▶ Data provided
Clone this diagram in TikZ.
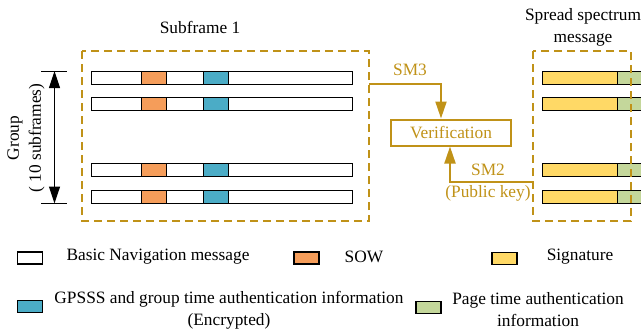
\documentclass[tikz,border=0pt]{standalone}
\usepackage{fontspec}
\setmainfont{Liberation Serif}
\usetikzlibrary{arrows.meta}

\definecolor{gold}{RGB}{192,146,24}
\definecolor{sowor}{RGB}{245,157,90}
\definecolor{gpblue}{RGB}{75,172,198}
\definecolor{sigyel}{RGB}{255,217,102}
\definecolor{pggreen}{RGB}{196,215,155}

\tikzset{
  txt/.style={inner sep=0pt, font=\fontsize{17.4}{22}\selectfont, align=center},
  goldtxt/.style={txt, text=gold},
  framebox/.style={draw=gold, line width=2bp, dash pattern=on 8bp off 5bp},
  seg/.style={draw=black, line width=1.2bp},
  goldline/.style={draw=gold, line width=2bp, -{Triangle[length=17bp,width=11bp]}},
  verbox/.style={draw=gold, line width=2bp, minimum width=120bp, minimum height=26bp,
    inner sep=0pt, text=gold, font=\fontsize{17.4}{22}\selectfont},
  legbox/.style={seg, minimum width=25bp, minimum height=12bp, inner sep=0pt}
}

% one subframe row: white bar with SOW and encrypted GPSSS fields
\newcommand{\subrow}[1]{%
  \draw[seg, fill=white] (91.5,#1) rectangle (352.5,#1+13);
  \draw[seg, fill=sowor] (141.5,#1) rectangle (166.5,#1+13);
  \draw[seg, fill=gpblue] (203.5,#1) rectangle (228.5,#1+13);
}
% one spread spectrum row: signature followed by page time field
\newcommand{\ssrow}[1]{%
  \draw[seg, fill=sigyel] (542.5,#1) rectangle (617.5,#1+13);
  \draw[seg, fill=pggreen] (617.5,#1) rectangle (660,#1+13);
}

\begin{document}
\begin{tikzpicture}[x=1bp, y=-1bp]
\useasboundingbox (0,0) rectangle (641,333);
\clip (0,0) rectangle (641,333);

% titles
\node[txt] (subtitle) at (200,27) {Subframe 1};
\node[txt] (sstitle) at (583,27) {Spread spectrum\\message};

% subframe rows
\foreach \y in {71.5,97.5,163.5,190.5} { \subrow{\y} }
% spread spectrum rows
\foreach \y in {71.5,97.5,163.5,190.5} { \ssrow{\y} }

% dashed frames
\draw[framebox] (82,51) rectangle (369,221);
\draw[framebox] (533,51) rectangle (631,221);

% group span
\coordinate (gtop) at (54.5,71);
\coordinate (gbot) at (54.5,203.5);
\draw[line width=1.2bp] (41,71.5) -- (66.7,71.5);
\draw[line width=1.2bp] (41,203.5) -- (66.7,203.5);
\draw[line width=1.2bp, {Triangle[length=17bp,width=11bp]}-{Triangle[length=17bp,width=11bp]}] (gtop) -- (gbot);
\node[txt, rotate=90] (grouplbl) at (26,138) {Group\\( 10 subframes)};

% verification
\node[verbox] (verif) at (451,132.5) {Verification};
\coordinate (sm3src) at (369,84);
\coordinate (sm2src) at (533,182);
\draw[goldline] (sm3src) -| ([xshift=-10bp]verif.north);
\draw[goldline] (sm2src) -| ([xshift=-1bp]verif.south);
\node[goldtxt] (sm3lbl) at (410,70) {SM3};
\node[goldtxt] (sm2lbl) at (488,183) {SM2\\(Public key)};

% legend
\node[legbox, fill=white] (lgbasic) at (30,258) {};
\node[txt] (ltbasic) at (158,256.7) {Basic Navigation message};
\node[legbox, fill=sowor] (lgsow) at (306.5,258) {};
\node[txt] (ltsow) at (364,256.5) {SOW};
\node[legbox, fill=sigyel] (lgsig) at (504.5,258.5) {};
\node[txt] (ltsig) at (580,256.5) {Signature};
\node[legbox, fill=gpblue] (lggps) at (30,306.5) {};
\node[txt] (ltgps) at (229,310) {GPSSS and group time authentication information\\(Encrypted)};
\node[legbox, fill=pggreen] (lgpage) at (428.5,307.5) {};
\node[txt] (ltpage) at (538,310) {Page time authentication\\information};
\end{tikzpicture}
\end{document}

▶ Your objective
Set the pictures aside and transcribe the data above exactly.

▶ Final result
Clone this diagram in TikZ.
\documentclass[tikz,border=0pt]{standalone}
\usepackage{fontspec}
\setmainfont{Liberation Serif}
\usetikzlibrary{arrows.meta}

\definecolor{gold}{RGB}{192,146,24}
\definecolor{sowor}{RGB}{245,157,90}
\definecolor{gpblue}{RGB}{75,172,198}
\definecolor{sigyel}{RGB}{255,217,102}
\definecolor{pggreen}{RGB}{196,215,155}

\tikzset{
  txt/.style={inner sep=0pt, font=\fontsize{17.4}{22}\selectfont, align=center},
  goldtxt/.style={txt, text=gold},
  framebox/.style={draw=gold, line width=2bp, dash pattern=on 8bp off 5bp},
  seg/.style={draw=black, line width=1.2bp},
  goldline/.style={draw=gold, line width=2bp, -{Triangle[length=17bp,width=11bp]}},
  verbox/.style={draw=gold, line width=2bp, minimum width=120bp, minimum height=26bp,
    inner sep=0pt, text=gold, font=\fontsize{17.4}{22}\selectfont},
  legbox/.style={seg, minimum width=25bp, minimum height=12bp, inner sep=0pt}
}

% one subframe row: white bar with SOW and encrypted GPSSS fields
\newcommand{\subrow}[1]{%
  \draw[seg, fill=white] (91.5,#1) rectangle (352.5,#1+13);
  \draw[seg, fill=sowor] (141.5,#1) rectangle (166.5,#1+13);
  \draw[seg, fill=gpblue] (203.5,#1) rectangle (228.5,#1+13);
}
% one spread spectrum row: signature followed by page time field
\newcommand{\ssrow}[1]{%
  \draw[seg, fill=sigyel] (542.5,#1) rectangle (617.5,#1+13);
  \draw[seg, fill=pggreen] (617.5,#1) rectangle (660,#1+13);
}

\begin{document}
\begin{tikzpicture}[x=1bp, y=-1bp]
\useasboundingbox (0,0) rectangle (641,333);
\clip (0,0) rectangle (641,333);

% titles
\node[txt] (subtitle) at (200,27) {Subframe 1};
\node[txt] (sstitle) at (583,27) {Spread spectrum\\message};

% subframe rows
\foreach \y in {71.5,97.5,163.5,190.5} { \subrow{\y} }
% spread spectrum rows
\foreach \y in {71.5,97.5,163.5,190.5} { \ssrow{\y} }

% dashed frames
\draw[framebox] (82,51) rectangle (369,221);
\draw[framebox] (533,51) rectangle (631,221);

% group span
\coordinate (gtop) at (54.5,71);
\coordinate (gbot) at (54.5,203.5);
\draw[line width=1.2bp] (41,71.5) -- (66.7,71.5);
\draw[line width=1.2bp] (41,203.5) -- (66.7,203.5);
\draw[line width=1.2bp, {Triangle[length=17bp,width=11bp]}-{Triangle[length=17bp,width=11bp]}] (gtop) -- (gbot);
\node[txt, rotate=90] (grouplbl) at (26,138) {Group\\( 10 subframes)};

% verification
\node[verbox] (verif) at (451,132.5) {Verification};
\coordinate (sm3src) at (369,84);
\coordinate (sm2src) at (533,182);
\draw[goldline] (sm3src) -| ([xshift=-10bp]verif.north);
\draw[goldline] (sm2src) -| ([xshift=-1bp]verif.south);
\node[goldtxt] (sm3lbl) at (410,70) {SM3};
\node[goldtxt] (sm2lbl) at (488,183) {SM2\\(Public key)};

% legend
\node[legbox, fill=white] (lgbasic) at (30,258) {};
\node[txt] (ltbasic) at (158,256.7) {Basic Navigation message};
\node[legbox, fill=sowor] (lgsow) at (306.5,258) {};
\node[txt] (ltsow) at (364,256.5) {SOW};
\node[legbox, fill=sigyel] (lgsig) at (504.5,258.5) {};
\node[txt] (ltsig) at (580,256.5) {Signature};
\node[legbox, fill=gpblue] (lggps) at (30,306.5) {};
\node[txt] (ltgps) at (229,310) {GPSSS and group time authentication information\\(Encrypted)};
\node[legbox, fill=pggreen] (lgpage) at (428.5,307.5) {};
\node[txt] (ltpage) at (538,310) {Page time authentication\\information};
\end{tikzpicture}
\end{document}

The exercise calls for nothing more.